Protect Artifact only costs 1 quantum and completely shuts down Earthquake against Rainbow, but doesn't work as well for any deck that uses more than one type of pillar. Rainbow also has supernovas a lot of the time. Early Earthquakes destroy every element but Darkness w/ Devourers; it's not a disadvantage for Rainbow at all.

72

I've yet to see a reason in this topic why the system is actually a good idea.

So far I see:
"I spent a week upgrading my deck, so everyone else should have to"
"Grinding keeps people busy" -- So does having a fun, competitive game, it's just now you have to grind to get there first.

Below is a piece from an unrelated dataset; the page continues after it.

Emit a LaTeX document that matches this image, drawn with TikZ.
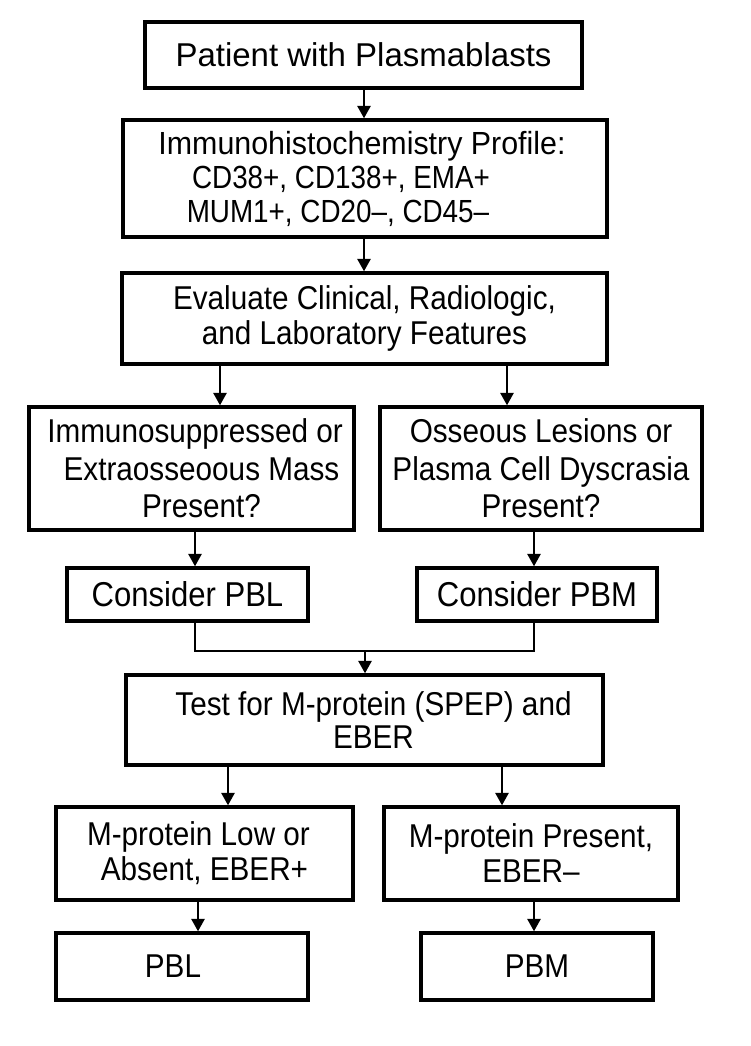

Eventually I assume you might be able to grind for rare balanced but extremely helpful cards instead of this.
"You don't need upgrades to beat the upgrades, just a specific hard counter to (one or two deck types/the AI) that totally destroys any freedom with making your deck and is worthless if you don't have the luck to face that deck type"
"PvP is flawed anyway, why fix the rest of the game?"

I see nothing about promoting deck variety any more than making one set of cards the only set. I see nothing about giving the game more appeal in the long run, only adding another week of grinding before reaching essentially the same point. I certainly don't see how it promotes deck variety or original strategies other than making half the stuff in the game come with almost no cost to play, and most importantly I don't see how it's attractive to new players.

Perhaps upgrades could be a cool idea, but if so they'd need to completely split people with them off from people who want to actually deal with things like balanced quantum costs, since upgraded decks generally make it so easy to fund anything you want to do unless you face earthquake it's kind of dumb. Or perhaps things just cost too much unupgraded; hard to tell. But I've seen fire dragons enter play before my first turn came, fire tower + photon + cremation got him 10 quanta, so I automatically took 24 damage from that alone with no serious way to counter without upgrades. You see tons of first-turn creatures in general.

I mean, the upgraded pillars alone are so much better it's stupid. Almost all the upgrades are at least two of these: more cost-efficient, faster to play, hit harder, harder to kill. Less than a third actually have a downside. There's potential with Sundials having a different essential function when upgraded, with dragons costing more, with Mind Flayers gaining HP but at a higher cost. There isn't anything positive if you think of this as what it is, a multiplayer CARD GAME, not an MMO or God Killer Grindfest 2010, about suddenly making every Skeleton you generate have 4/4 with no downside, or your Fire Bolts cost 1/3 as much. I don't quite get the point of absolutely forcing players to build a deck that abuses Sundials and shields, fighting the fake gods over and over until they get a lucky draw against an easy one and then win that small chance of a card, just to be able to have cards that are considered standard.

Don't say there's any real strategy involved in beating the gods without upgrades, because there isn't. It's Sundials/Phase Shields/Bone Walls/Gravity Shields or you automatically lose, and you just have to be lucky from there. Forget any kind of denial. Forget dragons other than the broken Phase Dragons, forget clever use of spells besides Parallel Universe and Steal. You play Sundials and shields and either PU, FFQ, or buffs + Consume (which is just AI abuse anyway) and you hope for good draws.